OCEANSIDE -- Gertrude Masthay was a resident celebrity at Heritage Park on Sunday afternoon.
Clad in a bright kelly-green school sweat shirt and seated under a shady canopy, Masthay snacked on Doritos and reminisced with other Oceanside Carlsbad High School graduates and their families.
Each year, hundreds of graduates of Oceanside Carlsbad Union High School gather at Heritage Park for an all-class reunion.
On Sunday, booths for many of the classes -- several from the 1930s, most from the '40s and '50s -- were scattered throughout the park grounds as alumni congregated near handmade signs designating their graduation class year.
Still a bright and lively 101 years old, Masthay graduated with only a handful of other seniors in 1926.
She will be 102 years old in October.
"Oh yes, a lot has changed (in Oceanside) since then," Masthay said. "A lot more people, all these houses and roads now. Really, I guess, only the ocean is the same."
Opened in 1906, Oceanside High School, or as it was called then, Oceanside Carlsbad High, served not only Oceanside, Carlsbad, Encinitas and Vista, but families living along the coastline as south as Del Mar.
Oceanside Carlsbad High School's first graduating class had only five students -- all girls.
Then, in 1958, with the opening of Carlsbad High School, the campus became Oceanside High School.
Particularly well represented at Sunday's reunion was the class of 1949, which this year is celebrating its 60th anniversary.
Joyce Cox Ames said she flew out from her home in Oklahoma City especially for the reunion weekend.
"I wasn't at the 50th, so I didn't want to miss this," Ames said. "I was so excited to see my classmates. It's been wonderful to reconnect with them."
One of Ames' classmates, Gail Whitley, flew out from Utah, where she has lived for the last six years.
Whitley said she had seven brothers who all went to Oceanside Carlsbad High School, too.
"Oh, yes, all the teachers knew us.
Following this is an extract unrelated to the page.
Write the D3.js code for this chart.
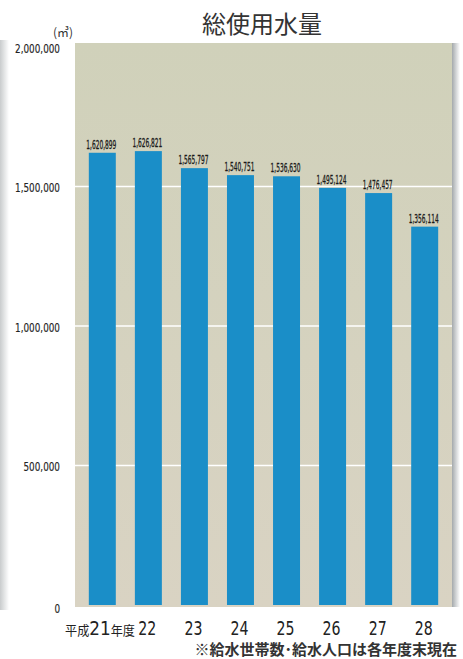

They knew the name," Whitley said, adding that she was probably the first newspaper girl in San Diego. "I pedaled all over Carlsbad."
The youngest graduating class represented Sunday at the reunion was from 1969.
"We're probably the last class before apathy set in," joked Dannie McDaniel Haemig, who along with her classmate Roni Ulmer Elsberry, are planning their class' 40-year reunion at the Flying Bridge Restaurant on Oct. 17.
Haemig said that with 444 students in their graduating class, they are hoping for a good turnout.
Haemig's father was in the military, and she said she was part of a group in high school that called itself "the social outcasts."
"No, I wouldn't say that high school was the best time of my life," Haemig said with a chuckle. "But I live in the same neighborhood I grew up in and there is still a lot of charm here in Oceanside."